Task to carry out:
Compile every line that includes the word "diagram".

Source data:
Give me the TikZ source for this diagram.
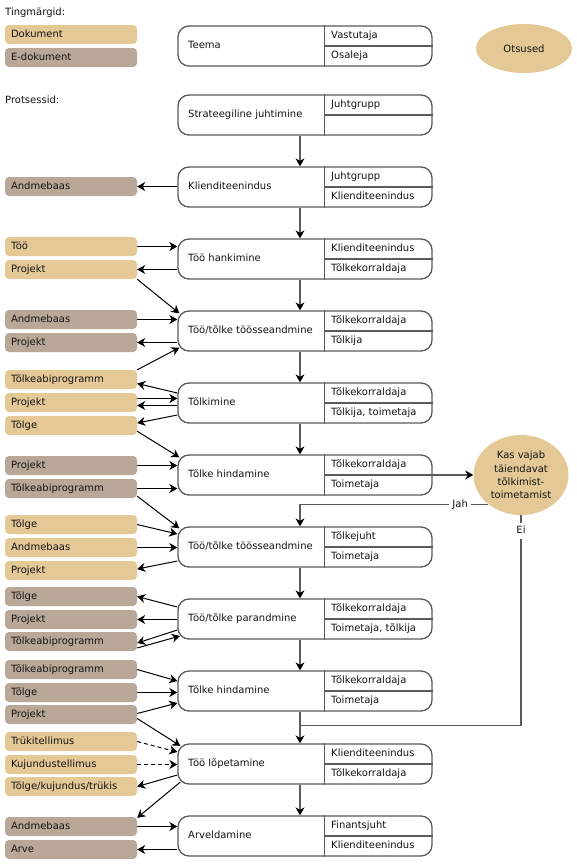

...

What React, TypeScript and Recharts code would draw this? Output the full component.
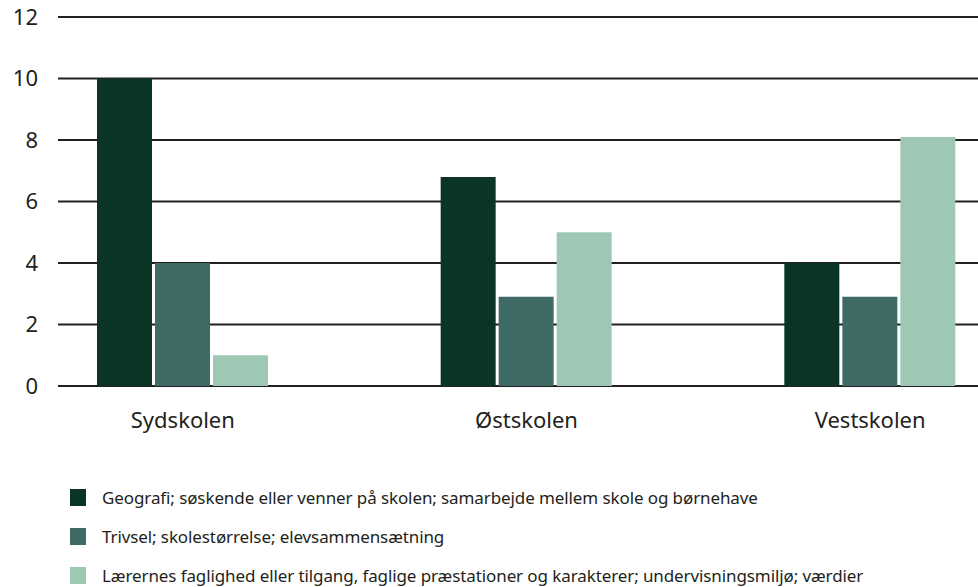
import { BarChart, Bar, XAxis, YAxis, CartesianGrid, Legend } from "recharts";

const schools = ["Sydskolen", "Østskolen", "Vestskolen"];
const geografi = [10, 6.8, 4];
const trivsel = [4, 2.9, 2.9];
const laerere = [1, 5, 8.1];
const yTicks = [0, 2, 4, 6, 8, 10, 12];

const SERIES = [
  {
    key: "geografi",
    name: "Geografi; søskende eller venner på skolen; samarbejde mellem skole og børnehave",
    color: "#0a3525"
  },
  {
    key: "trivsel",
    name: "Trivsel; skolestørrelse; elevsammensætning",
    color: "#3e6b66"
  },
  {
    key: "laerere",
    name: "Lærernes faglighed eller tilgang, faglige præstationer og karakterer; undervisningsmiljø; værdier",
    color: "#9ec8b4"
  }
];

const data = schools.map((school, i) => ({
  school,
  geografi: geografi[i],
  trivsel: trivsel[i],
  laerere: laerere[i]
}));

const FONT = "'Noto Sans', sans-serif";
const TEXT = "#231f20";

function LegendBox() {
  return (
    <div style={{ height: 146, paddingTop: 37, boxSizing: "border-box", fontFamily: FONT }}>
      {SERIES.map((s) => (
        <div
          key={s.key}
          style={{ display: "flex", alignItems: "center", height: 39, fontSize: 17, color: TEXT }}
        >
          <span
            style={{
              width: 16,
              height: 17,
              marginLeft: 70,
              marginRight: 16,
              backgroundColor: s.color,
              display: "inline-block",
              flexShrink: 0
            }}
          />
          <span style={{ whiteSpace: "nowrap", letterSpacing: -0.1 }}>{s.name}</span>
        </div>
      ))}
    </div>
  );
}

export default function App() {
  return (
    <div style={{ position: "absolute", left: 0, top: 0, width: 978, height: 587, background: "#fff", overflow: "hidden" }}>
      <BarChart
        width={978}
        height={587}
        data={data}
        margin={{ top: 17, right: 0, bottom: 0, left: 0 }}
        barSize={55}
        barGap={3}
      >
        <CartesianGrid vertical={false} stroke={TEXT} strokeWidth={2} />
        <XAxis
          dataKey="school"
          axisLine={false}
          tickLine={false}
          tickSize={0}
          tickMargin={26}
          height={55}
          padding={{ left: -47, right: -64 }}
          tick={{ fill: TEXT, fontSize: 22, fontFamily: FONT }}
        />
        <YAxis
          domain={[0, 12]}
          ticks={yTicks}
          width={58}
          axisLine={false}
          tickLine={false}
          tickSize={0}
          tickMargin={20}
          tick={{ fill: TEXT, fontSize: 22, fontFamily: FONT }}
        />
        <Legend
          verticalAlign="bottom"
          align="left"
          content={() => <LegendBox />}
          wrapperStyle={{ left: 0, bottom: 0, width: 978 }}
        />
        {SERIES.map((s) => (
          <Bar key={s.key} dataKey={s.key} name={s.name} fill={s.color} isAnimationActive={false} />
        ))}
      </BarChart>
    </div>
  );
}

==

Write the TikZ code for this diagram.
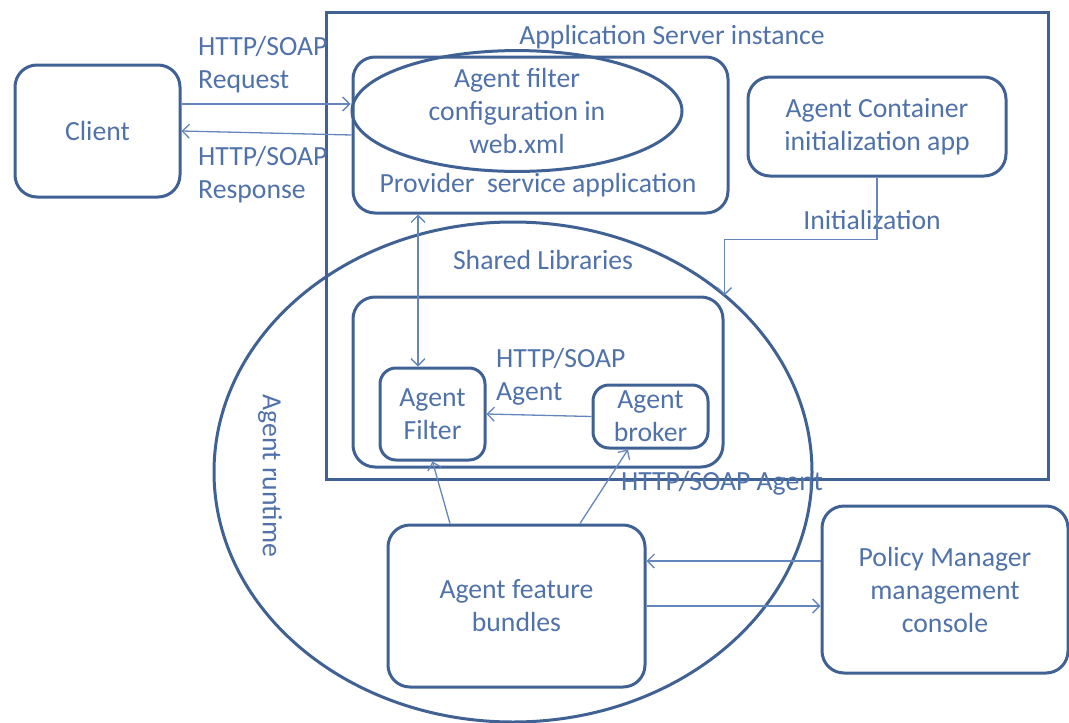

Response:
Give me the TikZ source for this diagram.
Write the TikZ code for this diagram.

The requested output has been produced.